● **WHAT THE TASK REQUIRES**
From the line containing "Output the LaTeX" through the line containing "(0,0) rectangle (590,859);", retype each line exactly; include both end lines and nothing beyond them.

● **MATERIAL FOR THIS EXERCISE**
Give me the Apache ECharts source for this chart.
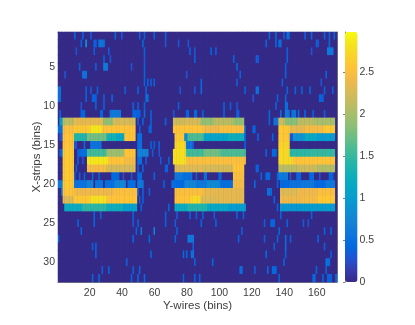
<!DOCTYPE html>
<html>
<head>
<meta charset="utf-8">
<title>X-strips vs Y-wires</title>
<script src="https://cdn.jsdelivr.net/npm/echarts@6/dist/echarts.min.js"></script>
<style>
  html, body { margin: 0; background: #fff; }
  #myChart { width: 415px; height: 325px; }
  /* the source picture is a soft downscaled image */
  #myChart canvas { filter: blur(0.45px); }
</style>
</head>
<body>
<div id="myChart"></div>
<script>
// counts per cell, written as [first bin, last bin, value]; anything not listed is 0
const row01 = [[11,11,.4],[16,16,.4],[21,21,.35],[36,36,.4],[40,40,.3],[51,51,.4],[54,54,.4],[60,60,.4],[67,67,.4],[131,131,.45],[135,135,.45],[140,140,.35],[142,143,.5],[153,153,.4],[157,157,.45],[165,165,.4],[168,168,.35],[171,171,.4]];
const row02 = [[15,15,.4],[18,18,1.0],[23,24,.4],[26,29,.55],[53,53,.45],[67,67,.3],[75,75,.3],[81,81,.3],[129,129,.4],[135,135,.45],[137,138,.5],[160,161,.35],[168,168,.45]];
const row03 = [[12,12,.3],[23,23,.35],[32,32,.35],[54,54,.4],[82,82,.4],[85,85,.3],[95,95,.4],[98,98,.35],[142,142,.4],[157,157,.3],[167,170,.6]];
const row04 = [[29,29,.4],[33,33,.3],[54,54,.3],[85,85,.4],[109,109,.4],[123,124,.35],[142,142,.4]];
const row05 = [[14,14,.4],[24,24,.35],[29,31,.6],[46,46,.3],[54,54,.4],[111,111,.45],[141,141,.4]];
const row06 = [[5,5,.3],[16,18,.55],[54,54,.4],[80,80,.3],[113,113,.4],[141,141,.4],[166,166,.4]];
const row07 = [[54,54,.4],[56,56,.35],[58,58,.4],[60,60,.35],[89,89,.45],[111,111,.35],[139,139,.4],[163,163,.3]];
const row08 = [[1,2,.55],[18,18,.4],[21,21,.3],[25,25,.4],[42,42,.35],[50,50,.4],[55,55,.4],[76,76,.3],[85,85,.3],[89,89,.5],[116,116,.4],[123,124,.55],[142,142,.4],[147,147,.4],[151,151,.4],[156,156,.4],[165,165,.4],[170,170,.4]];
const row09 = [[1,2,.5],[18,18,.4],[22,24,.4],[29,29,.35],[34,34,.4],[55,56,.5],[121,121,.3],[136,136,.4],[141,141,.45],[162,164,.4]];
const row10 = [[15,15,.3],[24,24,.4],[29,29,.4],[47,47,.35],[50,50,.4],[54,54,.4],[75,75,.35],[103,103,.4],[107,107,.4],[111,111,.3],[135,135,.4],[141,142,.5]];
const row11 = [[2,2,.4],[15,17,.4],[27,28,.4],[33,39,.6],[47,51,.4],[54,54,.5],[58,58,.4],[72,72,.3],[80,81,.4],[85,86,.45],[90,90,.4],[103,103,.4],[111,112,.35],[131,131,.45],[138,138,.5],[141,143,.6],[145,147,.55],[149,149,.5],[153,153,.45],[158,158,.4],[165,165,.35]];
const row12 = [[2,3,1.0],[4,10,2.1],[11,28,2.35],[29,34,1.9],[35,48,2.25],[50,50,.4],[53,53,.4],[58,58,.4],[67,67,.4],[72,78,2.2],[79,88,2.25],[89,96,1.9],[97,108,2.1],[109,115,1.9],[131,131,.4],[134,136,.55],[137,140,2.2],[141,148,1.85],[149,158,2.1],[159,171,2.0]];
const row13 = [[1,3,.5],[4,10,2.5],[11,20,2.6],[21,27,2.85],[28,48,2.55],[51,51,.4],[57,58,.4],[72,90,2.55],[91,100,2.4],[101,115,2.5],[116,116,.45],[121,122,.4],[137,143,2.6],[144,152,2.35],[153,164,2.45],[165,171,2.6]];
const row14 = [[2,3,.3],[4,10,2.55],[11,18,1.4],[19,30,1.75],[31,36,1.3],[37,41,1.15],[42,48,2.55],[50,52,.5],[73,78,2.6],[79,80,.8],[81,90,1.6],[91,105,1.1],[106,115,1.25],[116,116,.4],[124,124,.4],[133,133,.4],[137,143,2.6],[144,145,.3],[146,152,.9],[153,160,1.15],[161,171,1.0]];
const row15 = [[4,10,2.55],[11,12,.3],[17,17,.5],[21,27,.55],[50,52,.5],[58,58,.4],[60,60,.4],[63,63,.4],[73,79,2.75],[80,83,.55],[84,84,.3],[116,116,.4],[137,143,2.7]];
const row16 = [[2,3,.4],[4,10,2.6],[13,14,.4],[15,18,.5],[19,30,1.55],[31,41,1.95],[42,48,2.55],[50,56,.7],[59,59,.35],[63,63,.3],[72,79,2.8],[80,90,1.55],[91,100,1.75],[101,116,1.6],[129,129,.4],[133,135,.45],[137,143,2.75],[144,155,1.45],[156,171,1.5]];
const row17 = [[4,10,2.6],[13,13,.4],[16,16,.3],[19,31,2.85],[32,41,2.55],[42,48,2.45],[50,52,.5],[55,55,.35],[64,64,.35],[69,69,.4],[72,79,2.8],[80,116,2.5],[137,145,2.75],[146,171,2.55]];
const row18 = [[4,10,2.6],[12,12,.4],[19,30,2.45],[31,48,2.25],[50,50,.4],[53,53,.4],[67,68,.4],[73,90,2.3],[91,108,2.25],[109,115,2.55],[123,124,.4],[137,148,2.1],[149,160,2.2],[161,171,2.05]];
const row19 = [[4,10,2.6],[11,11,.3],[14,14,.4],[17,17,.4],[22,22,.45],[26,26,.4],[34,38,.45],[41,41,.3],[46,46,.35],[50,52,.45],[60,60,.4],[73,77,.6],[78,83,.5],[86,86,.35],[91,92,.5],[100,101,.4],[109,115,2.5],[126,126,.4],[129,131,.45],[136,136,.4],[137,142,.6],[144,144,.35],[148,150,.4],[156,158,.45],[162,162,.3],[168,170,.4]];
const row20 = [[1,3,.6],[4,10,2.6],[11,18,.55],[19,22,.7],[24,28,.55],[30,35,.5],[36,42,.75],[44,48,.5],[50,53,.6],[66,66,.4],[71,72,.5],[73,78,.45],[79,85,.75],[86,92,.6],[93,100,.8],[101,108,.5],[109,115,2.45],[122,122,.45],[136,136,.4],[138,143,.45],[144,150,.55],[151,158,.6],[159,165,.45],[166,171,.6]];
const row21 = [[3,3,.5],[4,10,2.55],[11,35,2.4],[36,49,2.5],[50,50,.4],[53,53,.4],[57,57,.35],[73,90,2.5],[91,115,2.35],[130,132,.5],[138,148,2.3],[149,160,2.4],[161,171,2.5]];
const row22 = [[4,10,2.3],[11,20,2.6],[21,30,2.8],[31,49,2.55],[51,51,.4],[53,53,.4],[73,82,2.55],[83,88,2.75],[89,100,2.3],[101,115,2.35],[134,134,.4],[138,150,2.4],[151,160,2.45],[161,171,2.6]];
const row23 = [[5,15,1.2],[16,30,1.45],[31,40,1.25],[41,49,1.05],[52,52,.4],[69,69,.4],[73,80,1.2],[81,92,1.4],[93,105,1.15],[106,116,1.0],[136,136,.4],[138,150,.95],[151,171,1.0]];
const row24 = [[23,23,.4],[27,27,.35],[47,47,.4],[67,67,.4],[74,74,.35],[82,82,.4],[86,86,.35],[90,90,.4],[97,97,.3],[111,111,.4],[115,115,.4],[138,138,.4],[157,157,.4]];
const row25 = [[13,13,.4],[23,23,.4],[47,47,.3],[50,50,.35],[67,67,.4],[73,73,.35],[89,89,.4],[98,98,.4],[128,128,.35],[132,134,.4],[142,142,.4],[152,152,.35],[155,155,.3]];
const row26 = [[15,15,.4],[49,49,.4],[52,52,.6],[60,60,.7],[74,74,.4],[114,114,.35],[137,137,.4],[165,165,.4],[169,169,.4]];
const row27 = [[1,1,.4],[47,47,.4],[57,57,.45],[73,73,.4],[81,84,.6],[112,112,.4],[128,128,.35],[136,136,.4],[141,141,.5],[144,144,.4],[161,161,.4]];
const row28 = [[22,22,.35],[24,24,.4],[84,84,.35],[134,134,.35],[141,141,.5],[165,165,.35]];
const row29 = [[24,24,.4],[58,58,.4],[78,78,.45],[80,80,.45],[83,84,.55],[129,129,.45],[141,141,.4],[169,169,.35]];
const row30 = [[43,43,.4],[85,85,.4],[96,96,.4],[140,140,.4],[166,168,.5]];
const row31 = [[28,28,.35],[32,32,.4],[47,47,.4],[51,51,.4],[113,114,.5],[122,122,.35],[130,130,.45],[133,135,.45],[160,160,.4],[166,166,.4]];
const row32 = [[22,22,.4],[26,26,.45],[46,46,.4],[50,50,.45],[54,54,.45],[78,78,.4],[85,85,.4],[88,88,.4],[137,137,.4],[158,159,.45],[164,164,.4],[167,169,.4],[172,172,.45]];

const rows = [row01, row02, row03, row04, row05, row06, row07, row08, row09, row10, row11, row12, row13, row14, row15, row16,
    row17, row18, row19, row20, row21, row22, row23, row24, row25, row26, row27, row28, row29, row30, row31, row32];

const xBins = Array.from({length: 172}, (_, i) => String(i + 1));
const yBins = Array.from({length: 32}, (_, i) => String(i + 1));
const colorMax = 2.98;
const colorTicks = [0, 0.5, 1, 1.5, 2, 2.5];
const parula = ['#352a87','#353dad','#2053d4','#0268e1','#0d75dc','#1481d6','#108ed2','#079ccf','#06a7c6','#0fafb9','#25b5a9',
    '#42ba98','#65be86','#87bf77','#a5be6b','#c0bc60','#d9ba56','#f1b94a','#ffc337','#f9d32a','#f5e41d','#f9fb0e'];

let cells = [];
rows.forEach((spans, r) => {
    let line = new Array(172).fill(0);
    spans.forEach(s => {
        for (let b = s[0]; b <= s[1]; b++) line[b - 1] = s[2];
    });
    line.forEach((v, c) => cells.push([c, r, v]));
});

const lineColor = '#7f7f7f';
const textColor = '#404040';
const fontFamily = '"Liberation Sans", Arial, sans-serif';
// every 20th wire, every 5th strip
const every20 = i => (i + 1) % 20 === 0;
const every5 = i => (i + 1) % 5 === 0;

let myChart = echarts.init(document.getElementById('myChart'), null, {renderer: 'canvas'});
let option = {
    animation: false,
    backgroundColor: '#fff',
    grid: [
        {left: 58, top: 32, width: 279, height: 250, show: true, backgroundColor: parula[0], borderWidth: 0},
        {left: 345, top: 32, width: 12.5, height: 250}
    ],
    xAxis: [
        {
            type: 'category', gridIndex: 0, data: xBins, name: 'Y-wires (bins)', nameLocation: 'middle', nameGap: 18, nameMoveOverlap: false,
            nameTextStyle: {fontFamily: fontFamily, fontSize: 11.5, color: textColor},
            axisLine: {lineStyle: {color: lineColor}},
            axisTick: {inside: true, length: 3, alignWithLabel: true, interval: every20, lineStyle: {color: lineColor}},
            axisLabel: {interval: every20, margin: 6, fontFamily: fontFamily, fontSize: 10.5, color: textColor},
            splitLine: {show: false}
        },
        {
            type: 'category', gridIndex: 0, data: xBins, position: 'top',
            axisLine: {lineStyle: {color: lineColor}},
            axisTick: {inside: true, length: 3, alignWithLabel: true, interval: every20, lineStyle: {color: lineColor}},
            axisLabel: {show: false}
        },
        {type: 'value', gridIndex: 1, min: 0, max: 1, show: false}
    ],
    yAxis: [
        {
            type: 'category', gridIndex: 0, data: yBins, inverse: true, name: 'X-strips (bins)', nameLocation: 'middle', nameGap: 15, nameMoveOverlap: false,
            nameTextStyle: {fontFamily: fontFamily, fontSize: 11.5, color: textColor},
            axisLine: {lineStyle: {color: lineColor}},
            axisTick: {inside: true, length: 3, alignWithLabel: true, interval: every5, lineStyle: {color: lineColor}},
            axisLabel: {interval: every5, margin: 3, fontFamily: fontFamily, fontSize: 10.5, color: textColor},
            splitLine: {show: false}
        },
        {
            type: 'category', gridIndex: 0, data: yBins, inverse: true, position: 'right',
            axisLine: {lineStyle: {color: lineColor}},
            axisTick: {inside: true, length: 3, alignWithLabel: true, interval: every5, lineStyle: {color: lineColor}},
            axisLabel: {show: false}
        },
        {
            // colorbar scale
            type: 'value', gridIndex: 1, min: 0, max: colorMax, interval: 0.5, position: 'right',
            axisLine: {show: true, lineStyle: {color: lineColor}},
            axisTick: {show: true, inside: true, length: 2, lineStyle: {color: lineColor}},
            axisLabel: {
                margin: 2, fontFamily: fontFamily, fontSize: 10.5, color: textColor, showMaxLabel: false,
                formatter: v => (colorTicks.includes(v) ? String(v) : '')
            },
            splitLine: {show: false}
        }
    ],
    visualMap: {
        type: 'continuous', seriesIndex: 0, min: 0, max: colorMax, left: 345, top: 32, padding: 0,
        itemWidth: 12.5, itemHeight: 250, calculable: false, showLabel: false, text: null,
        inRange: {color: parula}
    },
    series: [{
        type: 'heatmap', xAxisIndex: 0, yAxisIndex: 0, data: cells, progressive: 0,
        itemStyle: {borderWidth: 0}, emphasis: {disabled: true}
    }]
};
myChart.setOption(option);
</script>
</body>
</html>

==

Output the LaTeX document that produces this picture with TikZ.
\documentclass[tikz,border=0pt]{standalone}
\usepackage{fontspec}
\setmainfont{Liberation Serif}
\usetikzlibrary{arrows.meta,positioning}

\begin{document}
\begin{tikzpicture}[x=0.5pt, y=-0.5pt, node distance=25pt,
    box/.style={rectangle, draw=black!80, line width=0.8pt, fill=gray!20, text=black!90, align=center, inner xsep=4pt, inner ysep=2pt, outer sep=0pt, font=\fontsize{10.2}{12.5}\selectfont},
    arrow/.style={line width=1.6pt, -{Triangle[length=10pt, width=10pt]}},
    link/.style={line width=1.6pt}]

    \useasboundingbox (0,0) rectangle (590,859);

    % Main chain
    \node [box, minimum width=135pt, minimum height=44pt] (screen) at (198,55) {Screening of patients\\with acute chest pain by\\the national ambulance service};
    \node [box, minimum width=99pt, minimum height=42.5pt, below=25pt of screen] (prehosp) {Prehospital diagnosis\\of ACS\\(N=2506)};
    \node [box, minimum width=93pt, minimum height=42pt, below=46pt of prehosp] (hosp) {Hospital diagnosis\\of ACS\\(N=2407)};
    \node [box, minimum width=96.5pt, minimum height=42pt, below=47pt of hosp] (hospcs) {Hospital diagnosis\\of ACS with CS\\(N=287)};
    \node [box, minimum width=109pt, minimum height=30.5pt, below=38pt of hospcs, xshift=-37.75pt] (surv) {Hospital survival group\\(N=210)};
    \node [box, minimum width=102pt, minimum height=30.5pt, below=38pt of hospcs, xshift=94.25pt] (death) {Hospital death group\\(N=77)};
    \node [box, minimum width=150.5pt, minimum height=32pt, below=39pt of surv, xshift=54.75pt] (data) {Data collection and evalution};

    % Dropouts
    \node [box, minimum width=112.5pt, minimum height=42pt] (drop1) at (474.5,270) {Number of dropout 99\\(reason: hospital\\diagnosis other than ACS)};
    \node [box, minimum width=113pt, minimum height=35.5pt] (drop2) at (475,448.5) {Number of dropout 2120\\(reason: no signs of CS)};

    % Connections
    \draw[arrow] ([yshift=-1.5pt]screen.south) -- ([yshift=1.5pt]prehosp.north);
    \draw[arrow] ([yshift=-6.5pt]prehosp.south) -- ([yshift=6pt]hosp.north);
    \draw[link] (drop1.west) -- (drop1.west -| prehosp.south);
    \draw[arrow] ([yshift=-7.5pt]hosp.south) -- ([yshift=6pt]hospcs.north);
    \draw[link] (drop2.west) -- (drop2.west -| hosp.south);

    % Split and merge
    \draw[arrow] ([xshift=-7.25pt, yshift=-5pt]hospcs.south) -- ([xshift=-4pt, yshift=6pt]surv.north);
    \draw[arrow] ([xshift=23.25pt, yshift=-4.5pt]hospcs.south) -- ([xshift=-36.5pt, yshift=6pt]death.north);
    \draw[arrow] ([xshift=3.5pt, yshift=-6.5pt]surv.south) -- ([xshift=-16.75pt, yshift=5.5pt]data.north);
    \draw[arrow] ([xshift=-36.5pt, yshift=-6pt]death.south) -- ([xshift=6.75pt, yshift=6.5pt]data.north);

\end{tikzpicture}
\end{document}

● **ANSWER BELOW**
Output the LaTeX document that produces this picture with TikZ.
\documentclass[tikz,border=0pt]{standalone}
\usepackage{fontspec}
\setmainfont{Liberation Serif}
\usetikzlibrary{arrows.meta,positioning}

\begin{document}
\begin{tikzpicture}[x=0.5pt, y=-0.5pt, node distance=25pt,
    box/.style={rectangle, draw=black!80, line width=0.8pt, fill=gray!20, text=black!90, align=center, inner xsep=4pt, inner ysep=2pt, outer sep=0pt, font=\fontsize{10.2}{12.5}\selectfont},
    arrow/.style={line width=1.6pt, -{Triangle[length=10pt, width=10pt]}},
    link/.style={line width=1.6pt}]

    \useasboundingbox (0,0) rectangle (590,859);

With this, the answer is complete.